Sibusiso Sibeko

Personal information
- Full name: Sibusiso Blessing Sibeko
- Date of birth: 24 March 1995 (age 29)
- Place of birth: Durban, South Africa
- Height: 1.73 m (5 ft 8 in)
- Position(s): Midfielder

Team information
- Current team: Lamontville Golden Arrows
- Number: 19

Senior career*
- Years: Team / Apps / (Gls)
- 2014–2020: Lamontville Golden Arrows / 67 / (2)
- 2020–2021: Polokwane City / 19 / (2)
- 2021–2023: Marumo Gallants / 31 / (2)
- 2023–: Lamontville Golden Arrows / 7 / (0)

= Sibusiso Sibeko =

South African soccer player

Sibusiso Blessing Sibeko (born 24 March 1995) is a South African soccer player who plays for Lamontville Golden Arrows, as a midfielder.

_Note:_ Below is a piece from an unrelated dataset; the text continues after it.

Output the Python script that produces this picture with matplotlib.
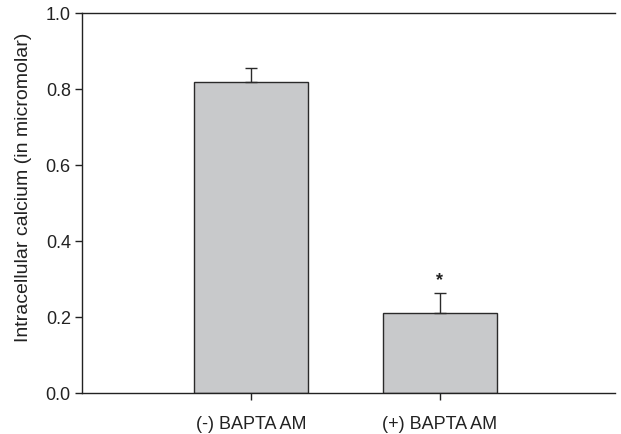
import matplotlib.pyplot as plt

groups = ['(-) BAPTA AM', '(+) BAPTA AM']
calcium = [0.818, 0.21]
calcium_err = [0.037, 0.054]

plt.rcParams['font.family'] = ['Liberation Sans', 'DejaVu Sans']

fig = plt.figure(figsize=(6.21, 4.35), dpi=100)
ax = fig.add_axes([0.132, 0.0943, 0.858, 0.8737])

pos = [1, 2]
ax.bar(pos, calcium, width=0.6, color='#c8c9cb', edgecolor='#2a2a2a', linewidth=1.0, zorder=2)
ax.errorbar(pos, calcium, yerr=[[0, 0], calcium_err], fmt='none', ecolor='#2a2a2a',
            elinewidth=1.0, capsize=4.5, capthick=1.0, zorder=3)

# significance mark above the second bar
ax.text(pos[1], calcium[1] + calcium_err[1] + 0.012, '*', ha='center', va='bottom',
        fontsize=13, fontweight='bold', color='#222222')

ax.set_xlim(0.106, 2.926)
ax.set_ylim(0, 1.0)
ax.set_xticks(pos)
ax.set_xticklabels(groups)
ax.set_yticks([0.0, 0.2, 0.4, 0.6, 0.8, 1.0])
ax.set_yticklabels(['0.0', '0.2', '0.4', '0.6', '0.8', '1.0'])
ax.set_ylabel('Intracellular calcium (in micromolar)', fontsize=14, color='#222222')
ax.yaxis.set_label_coords(-0.094, 0.545)

ax.spines['right'].set_visible(False)
for s in ['left', 'bottom', 'top']:
    ax.spines[s].set_color('#222222')
    ax.spines[s].set_linewidth(1.0)
ax.tick_params(axis='both', direction='out', length=5, width=1.0, color='#222222',
               labelsize=13, labelcolor='#222222')
ax.tick_params(axis='y', pad=3)
ax.tick_params(axis='x', pad=11)

fig.savefig('out.png', dpi=100)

==Early life and club career==
Sibeko was born in Durban. He was released by Lamontville Golden Arrows in 2020. He subsequently signed for National First Division side Polokwane City in November 2020.

==International career==
He was part of the South Africa under-23 squad for the 2015 Africa U-23 Cup of Nations, but did not appear in any of their matches.